Am 14. November treten Spanien, Portugal, Zypern und Malta in den Massenstreik, Griechenland und Italien folgen. Die länderübergreifende Aktion in Südeuropa versucht, eine Schwäche der bisherigen Kämpfe zu überwinden: ihre Trennung voneinander. Wir freuen uns, dass die Bewegungen, die Vielzahl der Einzelnen, die Deklassierten und Empörten im Süden Europas jetzt einen Schritt weiter gehen wollen. Auch wenn wir dazu noch nicht viel einbringen: Wir erklären unsere Solidarität mit dem ersten länderübergreifenden Generalstreik Europas! Gemeinsam gegen Troika und EZB, gegen das chauvinistische Krisenkommando der EU und seine deutschen Auftraggeber und Nutznießer! Gegen das reaktionäre Phantasma der nationalen Sonderwege und die rassistische Verzerrung des Gemeinsamen!
Seit diesem Sommer gilt: Reist deutsches Staatspersonal in südeuropäische Hauptstädte, ist das eine Fahrt in den Ausnahmezustand. In Athen mussten ganze Stadtviertel und Straßenzüge paramilitärisch besetzt werden. Empörung und Verachtung der Leute sind so militant, dass zum „sicheren Geleit“ jeder direkte Kontakt verhindert werden muss.
Die Städte in Deutschland dagegen sind für die Entourage des Kapitals im Moment noch sichere Etappe, von kürzeren Unterbrechungen abgesehen. Im Frühjahr 2012 kündigten der europäische Aktionstag M31 und Blockupy Frankfurt wenigstens lokal und zeitweise den inneren Frieden auf, lösten beim Sicherheitsregime Hysterie aus. Vier Tage war die Stadt der EZB durch die Robocops der Staatsmacht besetzt – ein kleiner, ein erster Hauch griechischer Verhältnisse am Main. Auch deshalb freuen wir uns über die Novemberstreiks!

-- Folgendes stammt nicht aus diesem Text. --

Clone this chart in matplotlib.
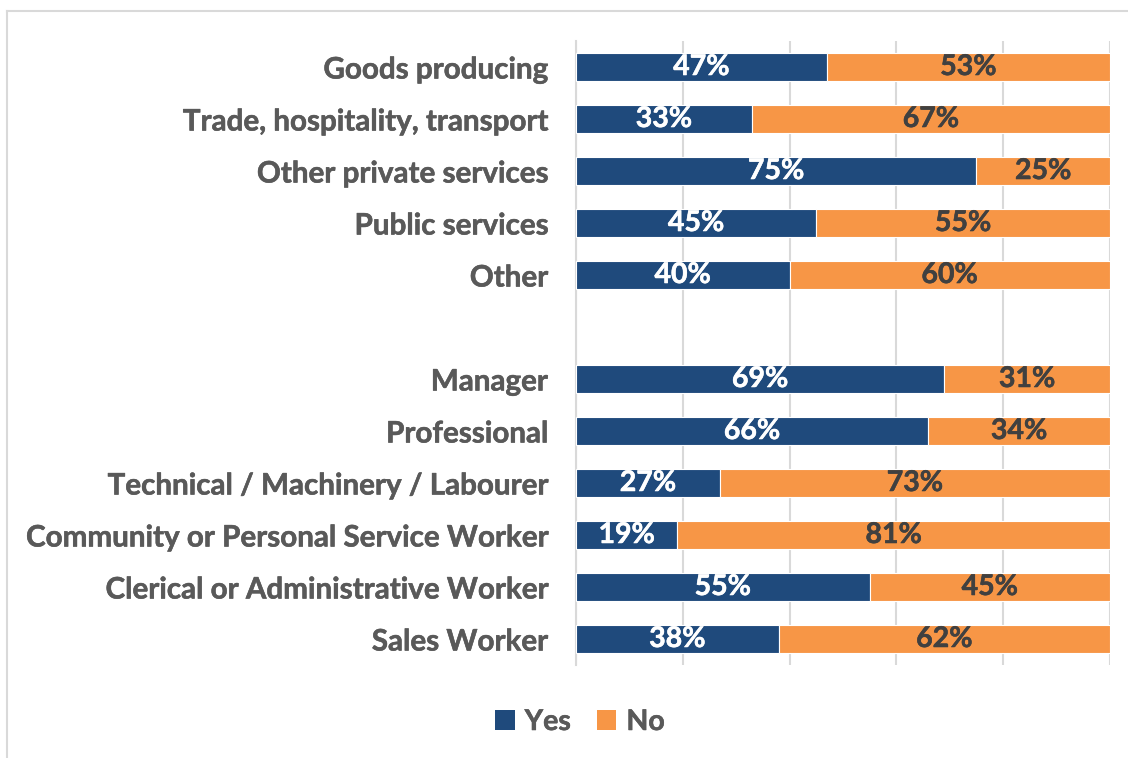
import matplotlib
matplotlib.use("Agg")
import matplotlib.pyplot as plt
import matplotlib.patheffects as pe
from matplotlib.lines import Line2D
from matplotlib.patches import Patch

categories = [
    "Goods producing",
    "Trade, hospitality, transport",
    "Other private services",
    "Public services",
    "Other",
    "",
    "Manager",
    "Professional",
    "Technical / Machinery / Labourer",
    "Community or Personal Service Worker",
    "Clerical or Administrative Worker",
    "Sales Worker",
]
yes_values = [47, 33, 75, 45, 40, None, 69, 66, 27, 19, 55, 38]
no_values = [53, 67, 25, 55, 60, None, 31, 34, 73, 81, 45, 62]
series_names = ["Yes", "No"]

BLUE = "#1F4A7C"
ORANGE = "#F79646"
LABEL_GREY = "#595959"
VALUE_DARK = "#404040"
GRID = "#D9D9D9"
WEIGHT = "bold"


def thicken(color, width=0.4):
    return [pe.withStroke(linewidth=width, foreground=color)]


plt.rcParams["font.family"] = ["Lato", "DejaVu Sans"]
plt.rcParams["font.weight"] = WEIGHT

fig = plt.figure(figsize=(11.28, 7.58), dpi=100)
ax = fig.add_axes([0.5106, 0.1227, 0.4734, 0.8232])

ypos = list(range(len(categories)))
for y, yv, nv in zip(ypos, yes_values, no_values):
    if yv is None:
        continue
    ax.barh(y, yv, height=0.54, color=BLUE, edgecolor="white", linewidth=0.8, zorder=3)
    ax.barh(y, nv, left=yv, height=0.54, color=ORANGE, edgecolor="white",
            linewidth=0.8, zorder=3)
    ax.text(yv / 2, y, f"{yv}%", ha="center", va="center", color="white",
            fontsize=20.5, fontweight=WEIGHT, zorder=4, path_effects=thicken("white"))
    ax.text(yv + nv / 2, y, f"{nv}%", ha="center", va="center", color=VALUE_DARK,
            fontsize=20.5, fontweight=WEIGHT, zorder=4, path_effects=thicken(VALUE_DARK))

ax.set_xlim(0, 100)
ax.set_ylim(len(categories) - 0.5, -0.5)
ax.set_xticks([0, 20, 40, 60, 80, 100])
ax.set_xticklabels([])
ax.tick_params(axis="x", length=0)
ax.grid(axis="x", color=GRID, linewidth=1.5, zorder=0)
ax.set_yticks(ypos)
ax.set_yticklabels(categories, fontsize=21.3, fontweight=WEIGHT, color=LABEL_GREY)
for lbl in ax.get_yticklabels():
    lbl.set_path_effects(thicken(LABEL_GREY))
ax.tick_params(axis="y", length=0, pad=20)
for side in ["top", "right", "bottom"]:
    ax.spines[side].set_visible(False)
ax.spines["left"].set_color(GRID)
ax.spines["left"].set_linewidth(1.5)

handles = [Patch(facecolor=BLUE, edgecolor="none"), Patch(facecolor=ORANGE, edgecolor="none")]
leg = fig.legend(handles, series_names, loc="center", bbox_to_anchor=(0.514, 0.0475),
                 ncol=2, frameon=False, prop={"size": 20.5, "weight": WEIGHT},
                 labelcolor=LABEL_GREY, handlelength=0.7, handleheight=0.7,
                 handletextpad=0.35, columnspacing=0.9)
for t in leg.get_texts():
    t.set_path_effects(thicken(LABEL_GREY))

# chart area border (top and left edges)
fig.add_artist(Line2D([0.0066, 1.0], [0.9855, 0.9855], transform=fig.transFigure,
                      color=GRID, linewidth=1.5))
fig.add_artist(Line2D([0.0066, 0.0066], [0.0, 0.9855], transform=fig.transFigure,
                      color=GRID, linewidth=1.5))

fig.savefig("out.png", dpi=100, facecolor="white")
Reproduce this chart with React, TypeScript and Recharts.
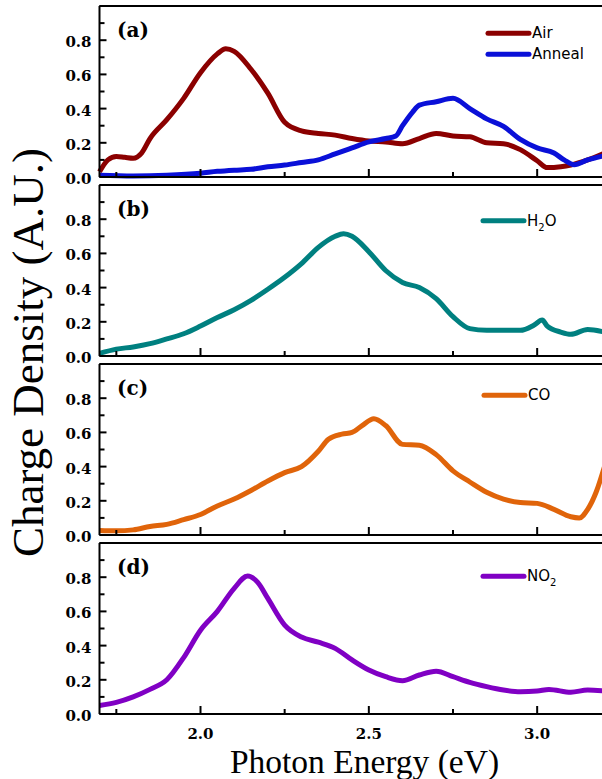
import React from 'react';
import { LineChart, Line, XAxis, YAxis } from 'recharts';

// photon energy (eV) and charge density (a.u.)
const airE = [1.7, 1.725, 1.75, 1.775, 1.8, 1.825, 1.85, 1.9, 1.95, 2.0, 2.05, 2.075, 2.1, 2.15, 2.2, 2.25, 2.3, 2.35, 2.4, 2.45, 2.5, 2.55, 2.6, 2.65, 2.7, 2.75, 2.8, 2.85, 2.9, 2.95, 3.0, 3.03, 3.07, 3.1, 3.15, 3.2];
const airV = [0.03, 0.1, 0.12, 0.115, 0.11, 0.14, 0.225, 0.335, 0.46, 0.61, 0.72, 0.75, 0.735, 0.63, 0.49, 0.32, 0.27, 0.255, 0.245, 0.225, 0.21, 0.205, 0.195, 0.225, 0.255, 0.24, 0.235, 0.2, 0.195, 0.16, 0.095, 0.055, 0.06, 0.07, 0.1, 0.14];

const annealE = [1.7, 1.8, 1.9, 2.0, 2.05, 2.1, 2.15, 2.2, 2.25, 2.3, 2.35, 2.4, 2.45, 2.5, 2.55, 2.58, 2.6, 2.63, 2.65, 2.7, 2.75, 2.8, 2.85, 2.9, 2.95, 3.0, 3.05, 3.08, 3.11, 3.15, 3.2];
const annealV = [0.01, 0.006, 0.01, 0.022, 0.033, 0.04, 0.045, 0.06, 0.07, 0.085, 0.1, 0.135, 0.17, 0.205, 0.225, 0.24, 0.3, 0.38, 0.42, 0.44, 0.46, 0.4, 0.34, 0.296, 0.22, 0.17, 0.14, 0.1, 0.072, 0.1, 0.125];

const h2oE = [1.7, 1.75, 1.8, 1.85, 1.9, 1.95, 2.0, 2.05, 2.1, 2.15, 2.2, 2.25, 2.3, 2.35, 2.4, 2.425, 2.45, 2.5, 2.55, 2.6, 2.65, 2.7, 2.75, 2.8, 2.85, 2.9, 2.95, 2.99, 3.015, 3.03, 3.07, 3.1, 3.15, 3.2];
const h2oV = [0.015, 0.04, 0.053, 0.072, 0.1, 0.13, 0.175, 0.225, 0.27, 0.325, 0.39, 0.46, 0.54, 0.635, 0.7, 0.715, 0.7, 0.61, 0.5, 0.43, 0.4, 0.335, 0.23, 0.16, 0.15, 0.15, 0.15, 0.18, 0.21, 0.175, 0.14, 0.127, 0.155, 0.14];

const coE = [1.7, 1.75, 1.8, 1.85, 1.9, 1.95, 2.0, 2.05, 2.1, 2.15, 2.2, 2.25, 2.3, 2.35, 2.38, 2.42, 2.45, 2.48, 2.515, 2.55, 2.6, 2.65, 2.7, 2.75, 2.8, 2.85, 2.9, 2.95, 3.0, 3.05, 3.1, 3.125, 3.15, 3.175, 3.2];
const coV = [0.027, 0.025, 0.03, 0.05, 0.062, 0.09, 0.12, 0.17, 0.21, 0.26, 0.316, 0.365, 0.4, 0.49, 0.56, 0.59, 0.6, 0.64, 0.68, 0.64, 0.53, 0.525, 0.47, 0.375, 0.31, 0.25, 0.21, 0.19, 0.185, 0.15, 0.107, 0.1, 0.15, 0.25, 0.4];

const no2E = [1.7, 1.75, 1.8, 1.85, 1.9, 1.95, 2.0, 2.05, 2.1, 2.14, 2.17, 2.2, 2.25, 2.3, 2.35, 2.4, 2.45, 2.5, 2.55, 2.6, 2.65, 2.7, 2.75, 2.8, 2.85, 2.9, 2.95, 3.0, 3.035, 3.1, 3.15, 3.2];
const no2V = [0.05, 0.068, 0.1, 0.144, 0.2, 0.33, 0.49, 0.6, 0.735, 0.807, 0.77, 0.676, 0.52, 0.45, 0.42, 0.384, 0.316, 0.257, 0.218, 0.195, 0.228, 0.25, 0.218, 0.185, 0.16, 0.14, 0.13, 0.134, 0.144, 0.127, 0.14, 0.134];

const xTicks = [1.75, 2.0, 2.25, 2.5, 2.75, 3.0];
const xLabels = [2.0, 2.5, 3.0];
const yTicks = [0, 0.1, 0.2, 0.3, 0.4, 0.5, 0.6, 0.7, 0.8, 0.9, 1.0];
const yLabels = [0, 0.2, 0.4, 0.6, 0.8];

const toRows = (e: number[], v: number[]) => e.map((x, i) => ({ e: x, v: v[i] }));

const PLOT_LEFT = 99.5;
const PLOT_W = 505;
const PLOT_H = 171;
const CHART_W = 620;
const PAD_TOP = 20;
const PAD_BOTTOM = 45;
const AX = 1; // axis band size, recharts skips an axis of size 0
const panelTops = [6.3, 185.3, 364.3, 543.3];

const tickFont = { fontFamily: 'DejaVu Serif', fontWeight: 'bold' as const, fontSize: 15, fill: '#000' };
const has = (list: number[], v: number) => list.some((t) => Math.abs(t - v) < 1e-6);

type Series = { name: string; sub?: string; color: string; rows: { e: number; v: number }[]; ly: number; lx: number };

const panels: { tag: string; series: Series[] }[] = [
  {
    tag: '(a)',
    series: [
      { name: 'Air', color: '#8b0000', rows: toRows(airE, airV), ly: 27, lx: 488 },
      { name: 'Anneal', color: '#0a10d8', rows: toRows(annealE, annealV), ly: 48, lx: 488 },
    ],
  },
  { tag: '(b)', series: [{ name: 'H', sub: 'O', color: '#008080', rows: toRows(h2oE, h2oV), ly: 35.4, lx: 483 }] },
  { tag: '(c)', series: [{ name: 'CO', color: '#e0640a', rows: toRows(coE, coV), ly: 31, lx: 484 }] },
  { tag: '(d)', series: [{ name: 'NO', sub: '', color: '#8000c4', rows: toRows(no2E, no2V), ly: 33, lx: 483 }] },
];

const XTick = ({ x, y, payload, dir, label }: any) => {
  const major = has(xLabels, payload.value);
  const len = major ? 8 : 5;
  return (
    <g>
      <line x1={x} x2={x} y1={y} y2={y + dir * len} stroke="#000" strokeWidth={2} />
      {label && major && (
        <text x={x} y={y + 25.2} textAnchor="middle" {...tickFont}>
          {payload.value.toFixed(1)}
        </text>
      )}
    </g>
  );
};

const YTick = ({ x, y, payload, dir, label }: any) => {
  const major = has(yLabels, payload.value) || Math.abs(payload.value - 1) < 1e-6;
  const len = major ? 7 : 5;
  return (
    <g>
      <line x1={x} x2={x + dir * len} y1={y} y2={y} stroke="#000" strokeWidth={2} />
      {label && has(yLabels, payload.value) && (
        <text x={x - 8} y={y + 7} textAnchor="end" {...tickFont}>
          {payload.value.toFixed(1)}
        </text>
      )}
    </g>
  );
};

const axisLine = { stroke: '#000', strokeWidth: 2 };

const Panel = ({ index }: { index: number }) => {
  const p = panels[index];
  const last = index === panels.length - 1;
  const h = PAD_TOP + PLOT_H + PAD_BOTTOM;
  return (
    <div style={{ position: 'absolute', left: 0, top: panelTops[index] - PAD_TOP, width: CHART_W, height: h }}>
      <LineChart
        width={CHART_W}
        height={h}
        margin={{ top: PAD_TOP - AX, bottom: PAD_BOTTOM - AX, left: PLOT_LEFT - AX, right: CHART_W - PLOT_LEFT - PLOT_W - AX }}
      >
        <XAxis xAxisId="b" dataKey="e" type="number" domain={[1.7, 3.2]} ticks={xTicks} interval={0} height={AX}
          axisLine={axisLine} tickLine={false} tickSize={0} tickMargin={0}
          tick={(t: any) => <XTick {...t} dir={-1} label={last} />} />
        <XAxis xAxisId="t" orientation="top" dataKey="e" type="number" domain={[1.7, 3.2]} ticks={xTicks} interval={0} height={AX}
          axisLine={axisLine} tickLine={false} tickSize={0} tickMargin={0}
          tick={(t: any) => <XTick {...t} dir={1} label={false} />} />
        <YAxis yAxisId="l" type="number" domain={[0, 1]} ticks={yTicks} interval={0} width={AX}
          axisLine={axisLine} tickLine={false} tickSize={0} tickMargin={0}
          tick={(t: any) => <YTick {...t} dir={1} label />} />
        <YAxis yAxisId="r" orientation="right" type="number" domain={[0, 1]} ticks={yTicks} interval={0} width={AX}
          axisLine={axisLine} tickLine={false} tickSize={0} tickMargin={0}
          tick={(t: any) => <YTick {...t} dir={-1} label={false} />} />
        {p.series.map((s) => (
          <Line key={s.name} data={s.rows} dataKey="v" xAxisId="b" yAxisId="l" type="monotone"
            stroke={s.color} strokeWidth={5} dot={false} activeDot={false} isAnimationActive={false} />
        ))}
      </LineChart>
    </div>
  );
};

const Overlay = () => (
  <svg width={602} height={779} style={{ position: 'absolute', left: 0, top: 0, pointerEvents: 'none' }}>
    <text transform="translate(43,352.5) rotate(-90)" textAnchor="middle" fontFamily="Liberation Serif" fontSize={45} fill="#000">
      Charge Density (A.U.)
    </text>
    <text x={364.5} y={773} textAnchor="middle" fontFamily="Liberation Serif" fontSize={33.5} fill="#000">
      Photon Energy (eV)
    </text>
    {panels.map((p, i) => (
      <g key={p.tag}>
        <text x={117} y={panelTops[i] + 30.5} fontFamily="DejaVu Serif" fontWeight="bold" fontSize={20} fill="#000">
          {p.tag}
        </text>
        {p.series.map((s) => {
          const y = panelTops[i] + s.ly;
          return (
            <g key={s.name}>
              <line x1={s.lx} x2={s.lx + 41} y1={y} y2={y} stroke={s.color} strokeWidth={5} strokeLinecap="round" />
              <text x={s.lx + 44} y={y + 5} fontFamily="DejaVu Sans" fontSize={15} fill="#000">
                {s.name}
                {s.sub !== undefined && (
                  <>
                    <tspan fontSize={10} dy={5}>2</tspan>
                    <tspan dy={-5}>{s.sub}</tspan>
                  </>
                )}
              </text>
            </g>
          );
        })}
      </g>
    ))}
  </svg>
);

export default function App() {
  return (
    <div style={{ position: 'fixed', left: 0, top: 0, width: 602, height: 779, overflow: 'hidden', background: '#fff' }}>
      {panels.map((p, i) => (
        <Panel key={p.tag} index={i} />
      ))}
      <Overlay />
    </div>
  );
}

Für die radikale Linke in Deutschland muss das heißen, die Berechenbarkeit des staatstragenden Krisenpalavers immer wieder zu durchkreuzen und auch hier europäische Krisenproteste zu ermöglichen. Kein kleines Ziel. Dazu müssen wir uns darauf einlassen, die eigene Initiative mit der Initiative vieler anderer zu verbinden; solche Gemeinsamkeit im Unterschied erst schafft Bewegung, die Mut macht und Perspektiven eröffnet.
Mit vielen anderen radikalen Linken haben das …ums Ganze! -Bündnis und die Interventionistische Linke zum Gelingen der Frankfurter März- und Maifestspiele das Ihre beigetragen. Die offenbaren Grenzen beider Mobilisierungen waren auch unsere Grenzen. Wenn das nicht gereicht hat, um jetzt auch hier in den Streik zu treten, liegt das allerdings nur zum geringeren Teil an uns. Wenn es der Bewegung nicht gelingt, den gewerkschaftlichen und gesellschaftlichen Standortkorporatismus aufzubrechen, wird Solidarität mit den Kämpfen in Südeuropa hier über die Unruhe im Hinterland nicht hinauskommen.
Versuchen also auch wir, einen Schritt weiterzugehen. Solidarität mit den Hunderttausenden in Athen, Madrid, Lissabon und Rom heißt, wie sie zu versuchen, den Streik in die Metropolen zu tragen: den Widerstand gegen die Ausbeutung in der Arbeit mit dem Widerstand gegen die kapitalistische Verwertung des öffentlichen Raums zu verbinden, den Wahnsinn dieses Alltags zu unterbrechen. Die Bewegungen im Süden haben gelernt, wir lernen auch, vor Ort und in der transnationalen Verbindung der Kämpfe. Interveniert, denn es geht ums Ganze.
Wir werden selbst tun, was zu tun wir auch anderen vorschlagen: Grenzüberscheitende Solidarität in antikapitalistischer Praxis. Die Versammlungen in Thessaloniki und Madrid waren ein Auftakt, weitere werden folgen. Machen wir dem Europa des Kapitals die Räume dicht, durchbrechen wir seinen Notstand wie seinen Normalvollzug. Mit dem Massenstreik des 14. und 16. November öffnet sich ein Horizont, in dem es sich zu kämpfen lohnen wird. Ob in Frankfurt 2014 die neue EZB eröffnet wird, ist für uns noch lange nicht ausgemacht.
…ums Ganze! – kommunistisches Bündnis und Interventionistische Linke [iL], November 2012.